Sur'da 9 mahallede sokağa çıkma yasağının kaldırıldığı gün semte gitme fırsatını bulduğunu söyleyen Sefa, “Sur'da neredeyse girilmedik ev, kapısı delinmedik kurşunlanmadık ev kalmamış. Yani savaşı görüyorsunuz. Ailelerin dramını görüyorsunuz" diyor.

Haber Nöbeti girişimi kapsamında Diyarbakır'a giden bir başka gazeteci ise uzun yıllardır sık sık bölgeye giden gazeteci-yazar Celal Başlangıç. Başlangıç bu kez çatışmalı sürecin ayırt edici bir özelliği olduğunu, gazetecilerin bölgede büyük bir göç dalgasına tanık olduğunu söylüyor:

“Sırf Sur'dan göç erdenlerin sayısı 20 binin üzerinde.

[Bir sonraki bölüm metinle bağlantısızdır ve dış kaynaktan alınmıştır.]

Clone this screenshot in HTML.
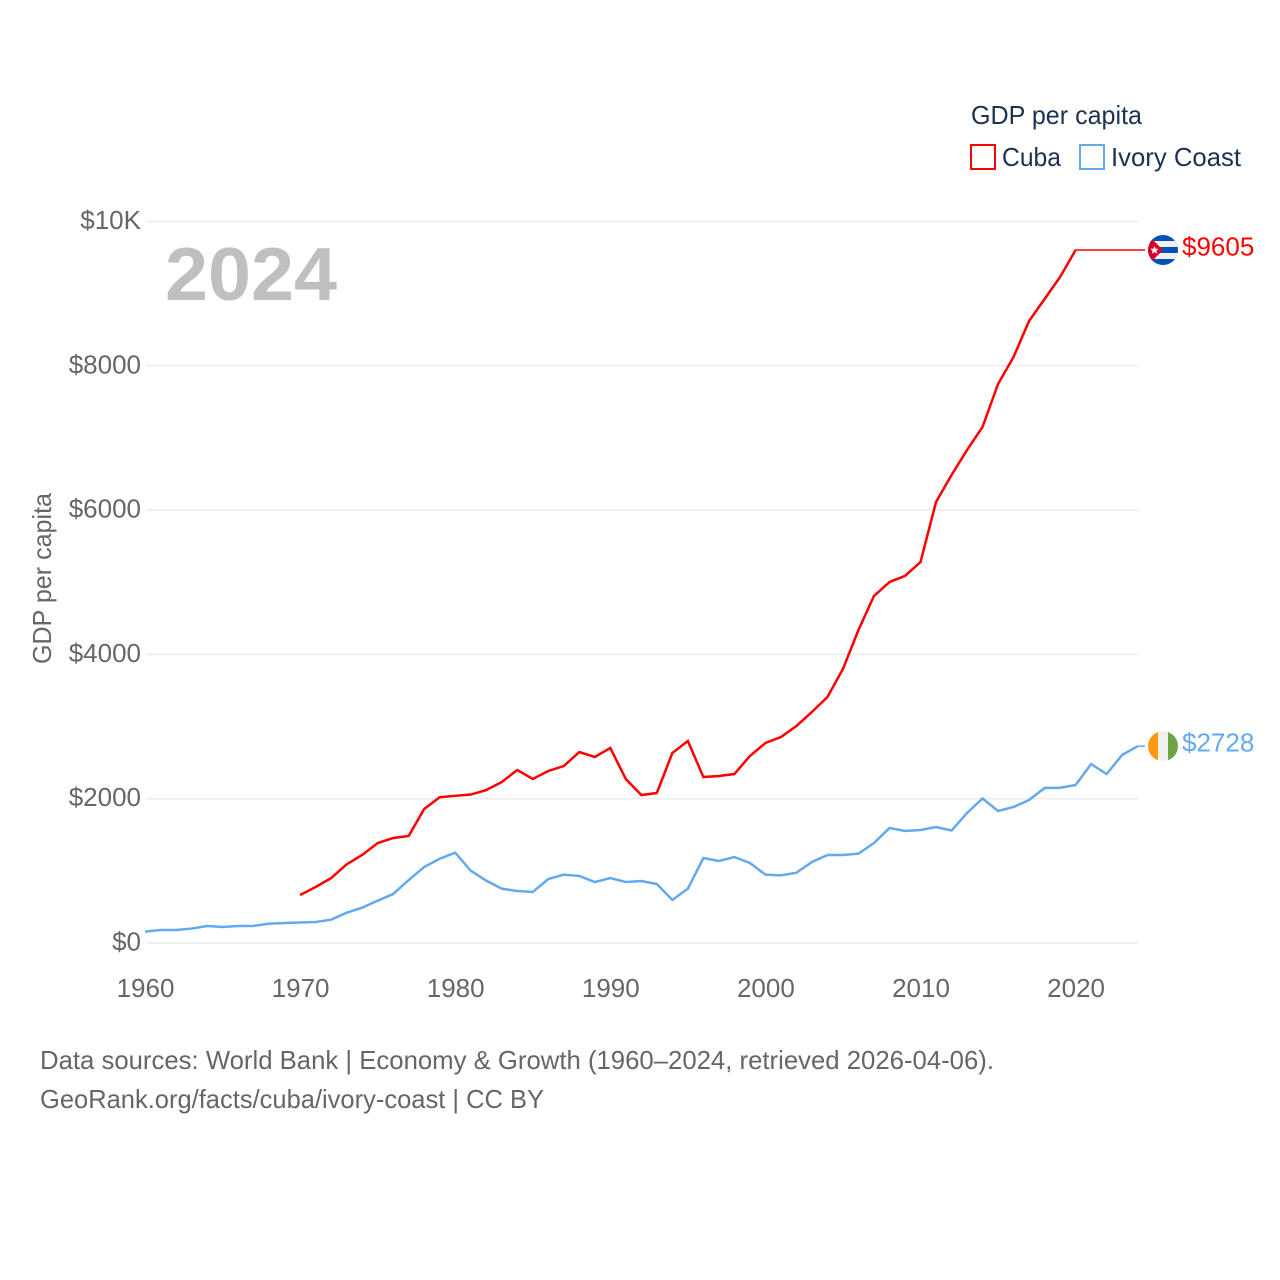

Fakat insanlar artık geçmişte olduğu gibi ülkenin batısına doğru gitmiyorlar. 7 Haziran seçimlerinden sonra Kürtlerin işyerlerine ve HDP binalarına düzenlenen saldırılar nedeniyle bölge içinde göçüyorlar.”

'Herkes umutsuz'

Cumhuriyet Gazetesi Haber Koordinatörü Ayşe Yıldırım ise Diyarbakır ve Mardin'e gittiğinde kendisini en çok üzen gelişmenin, umutsuzluğun artması olduğunu söylüyor. Yıldırım ölümlerin şiddetin devam ettiğini ve olumlu en ufak bir gelişme olmadığını söyleyerek, "Hem bölge halkı, hem de gazeteciler umutsuzluk içinde" diyor.

Ayşe Yıldırım bölgede gazetecilik yapmak ile İstanbul'da çalışmak arasındaki farkı şöyle özetliyor:

“Bizde İstanbul'da çalıştığımız kurumlarda ekonomik baskılar vardır. Muhalif haberler yaparsanız soruşturmalar, davalar, tutuklamalar olur. Ama çatışma bölgesindeki gazeteci arkadaşlara fiziki baskılar var. Yani yaşam haklarına yönelik baskılardan sözediyorum. Son olarak İMC TV kameramanı Refik Tekin bacağından vuruldu. Şimdi resmi olmayan gözaltılardan bahsediliyor. Kadın gazeteciler için çıplak aramalardan, insan haklarına aykırı muamalelerden bahsediliyor.”

Cizre'de vurulan gazeteci Tekin: 'Gazeteciliğin geldiği nokta vahim'

Haber Nöbeti girişimi kapsamında bölgeye giden gazeteciler ocak ayında sokağa çıkma yasağının sürdüğü Cizre'de güvenlik güçlerince vurulan İMC TV Diyarbakır bürosundan kameraman Refik Tekin'i de ziyaret etti. Gazeteciler Tekin'in vurulmasının ardından bazı medya kuruluşlarının, ‘örgüt üyesi vuruldu' şeklinde haber geçmesini eleştiriyor. Bu haberleri okuduğunda çok üzüldüğünü söyleyen Refik Tekin ise “Vurulduğumda 38 gündür orada görev yapıyordum. Üzerimde gazeteci kimliğim de vardı. Buna rağmen terörist ilan edilmem aslında Türkiye'de gazetecilik mesleğinin geldiği noktayı gösteriyor. Hem gazetecilik mesleğinin, hem de Türkiye'nin gidişatı vahim" diyor.

Tedavisi sürdüğü için raporlu olan Tekin iyileşmesinin ardından gazeteciliğe devam edip etmeyeceği yönündeki sorumuza, “Bu mesleğe zorluklarını bilerek başladım. Farklı çatışma alanlarında görev yaptım. İyileştikten sonra buradaki gerçeklere tanıklık etmek için görevime geri döneceğim' yanıtını veriyor.

Haber Nöbeti girişiminden 8 gazeteci hafta sonunda bölgeyi terkedecek. Pazartesi günü girişim kapsamında yeni bir grup bölgeye gelerek, buradan haberler yapacak. Haber Nöbeti girişiminin 2-3 ay sürmesi planlanıyor.